Award-winning director and producer Sihle Hlophe’s latest project, “Lobola, A Bride's True Price?”, is a thought-provoking two-part documentary which seeks to explore the transactional, patriarchal and heteronormative elements of lobola.
Hlophe, who’s currently engaged, unpacks the cultural concept of lobola before making her own decision on whether to embrace the practice in her own journey.
“Putting the film together was a lot of hard work,” she says. “As a first-time feature-length documentary director, it was a struggle to raise the funds, but I am eternally grateful to the Hot Docs Blue Ice Group Fund (Canada), the South African Broadcasting Corporation and the National Film & Video Foundation for believing in me and my dream.
“It was also imperative to choose the right team to work with. I was surrounded by a lot of talented and hard-working people, such as our consulting producer Xoliswa Sithole, our cinematographer Kutlwano Mabusela, and our senior editor Jason Thorne, who helped me finish this film.”
The film was supposed to be about the Iron Age Bantu people who lived in the ancient kingdom of Mapungubwe. But when Hlophe couldn’t get funding because potential funders wanted a contemporary spin on the story, she had an idea.
“One thing that we still hold in high regard as Bantu people is cattle, and that manifests itself through the practice of lobola. I was recently engaged at the time and highly conflicted about going through the lobola process.
“The people who were assisting me with the story development process encouraged me to turn the camera on myself. Initially, I was reluctant, until I realised that I am the conduit through which this story must be told.”
As she began to unpack the practice, the biggest takeaway was that lobola is a deeply spiritual process that unites two families, as well as those two families’ ancestors.
“Lobola, A Bride’s True Price?” has been receiving international recognition in the past year – it premiered at the Pan African Film Festival in Los Angeles.
In February, it was runner-up for the Adiaha Award for best documentary film by an African woman at the Encounters South African International Documentary Festival (2022) and a nominee in the best documentary category at the Africa Academy Movie Awards (2022).
I ask her how fulfilling this recognition has been for her: “Deeply fulfilling,” she says.
“The team worked extremely hard on this film and it’s deeply affirming to have our work recognised in this way.”
Hlophe said she wanted the film to air on a free-to-air channel to ensure that it was as inclusive as possible.
“We wanted the film to reach the people it was meant for, the Makotis and the Mkhwenyanas, the Gogos and the Mkhulus. What’s the use of making such a relatable film and only making it available to a handful of people at film festivals?

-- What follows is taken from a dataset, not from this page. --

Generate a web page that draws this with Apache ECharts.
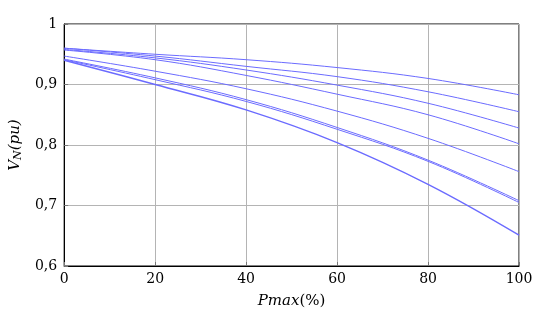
<!DOCTYPE html>
<html>
<head>
<meta charset="utf-8">
<script src="https://cdn.jsdelivr.net/npm/echarts@6/dist/echarts.min.js"></script>
<style>
  html, body { margin: 0; padding: 0; background: #fff; }
  #chart { width: 540px; height: 320px; }
</style>
</head>
<body>
<div id="chart"></div>
<script>
// Pmax (%) sample points
var pmax = [0, 20, 40, 60, 80, 100];
// node voltage curves
var v1 = [0.960, 0.950, 0.941, 0.928, 0.910, 0.883];
var v2 = [0.960, 0.947, 0.930, 0.913, 0.888, 0.855];
var v3 = [0.958, 0.944, 0.924, 0.899, 0.869, 0.828];
var v4 = [0.957, 0.941, 0.915, 0.884, 0.850, 0.802];
var v5 = [0.947, 0.922, 0.893, 0.856, 0.811, 0.756];
var v6 = [0.942, 0.911, 0.875, 0.829, 0.775, 0.708];
var v7 = [0.941, 0.908, 0.872, 0.826, 0.773, 0.705];
var v8 = [0.940, 0.900, 0.858, 0.804, 0.735, 0.651];
var curves = [v1, v2, v3, v4, v5, v6, v7, v8];

var font = 'DejaVu Serif';
var lineColor = '#6b6bff';

const pairs = (ys) => pmax.map((x, i) => [x, ys[i]]);

var series = curves.map((ys, i) => {
  return {
    type: 'line',
    data: pairs(ys),
    smooth: 0.4,
    showSymbol: false,
    lineStyle: {
      color: lineColor,
      width: i === 7 ? 1.4 : 1
    }
  }
});

var myChart = echarts.init(document.getElementById('chart'), null, { renderer: 'canvas' });
myChart.setOption({
  animation: false,
  grid: {
    left: 62,
    right: 21,
    top: 24,
    bottom: 54,
    show: true,
    borderColor: '#000',
    borderWidth: 1
  },
  xAxis: {
    type: 'value',
    min: 0,
    max: 100,
    interval: 20,
    name: '{i|Pmax}{n|(%)}',
    nameLocation: 'middle',
    nameGap: 28,
    nameTextStyle: {
      rich: {
        i: { fontFamily: font, fontStyle: 'italic', fontSize: 15, color: '#000' },
        n: { fontFamily: font, fontSize: 15, color: '#000' }
      }
    },
    axisLine: { show: true, lineStyle: { color: '#000', width: 1 } },
    axisTick: { show: true, inside: true, length: 4, lineStyle: { color: '#777' } },
    splitLine: { show: true, lineStyle: { color: '#b4b4b4', width: 1 } },
    axisLabel: {
      fontFamily: font,
      fontSize: 14,
      color: '#000',
      margin: 6
    }
  },
  yAxis: {
    type: 'value',
    min: 0.6,
    max: 1,
    interval: 0.1,
    name: '{i|V}{s|N}{i|(pu)}',
    nameLocation: 'middle',
    nameGap: 40,
    nameRotate: 90,
    nameTextStyle: {
      rich: {
        i: { fontFamily: font, fontStyle: 'italic', fontSize: 15, color: '#000' },
        s: { fontFamily: font, fontStyle: 'italic', fontSize: 11, color: '#000', padding: [6, 0, 0, 0] }
      }
    },
    axisLine: { show: true, lineStyle: { color: '#000', width: 1 } },
    axisTick: { show: true, inside: true, length: 4, lineStyle: { color: '#777' } },
    splitLine: { show: true, lineStyle: { color: '#b4b4b4', width: 1 } },
    axisLabel: {
      fontFamily: font,
      fontSize: 14,
      color: '#000',
      margin: 7,
      formatter: (v) => {
        if (Math.abs(v - 1) < 1e-9) return '1';
        return v.toFixed(1).replace('.', ',');
      }
    }
  },
  series: series
});
</script>
</body>
</html>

“I run film-driven social enterprise, Passion Seed Communications, and our distribution model is inclusive – our aim is to close the knowledge gap between information-rich and information-poor audience members.”
Hlophe’s work has become synonymous with addressing pertinent social matters such as this.
When I ask her for her take on how she thinks we, as a society, can move away from the patriarchal elements of lobola, she says that collectively we need to do a lot of unlearning.
“Patriarchy is oppressive to both men and women, actually,” she says.
“Patriarchy dictates that the worth of a man is determined by the depth of his pocket. Patriarchy says a man must provide. A man must not cry. Patriarchy also dictates that a woman must be submissive, desirable, ageless.
“So we’re all affected by patriarchy at the end of the day. We all have a lot of unlearning to do.”
In terms of what viewers can expect from part 2, she explains, “In part 2, we attend the lobola ceremonies of three couples from different cultures and different parts of the country.
“We learn about the four steps of lobola: 1, asking for consent to negotiate; 2, the negotiations; 3, accepting the groom; and 4, accepting the bride. The series is aimed at challenging, provoking and enlightening people about this ancient cultural practice.”
There’s a lot more to come from Hlophe and her team this year, too. “I am currently directing two feature-length documentaries and both of them are about music. I’m really excited about these films as they will allow me to shoot outside of South Africa as well.
“Insofar as ‘Lobola, A Bride’s True Price?’ is concerned, we’re screening the film at festivals around the world and our Lobola Impact Campaign, headed by our impact producer, Nondumiso Masache, is going to be shown to under-served audiences in rural areas, townships and urban areas as well.
“We want audiences to know their marital rights and the implications of getting married under customary law.”
Part 2 of “Lobola, A Bride's True Price?” airs on SABC1 on Monday, April 3, at 9.30pm.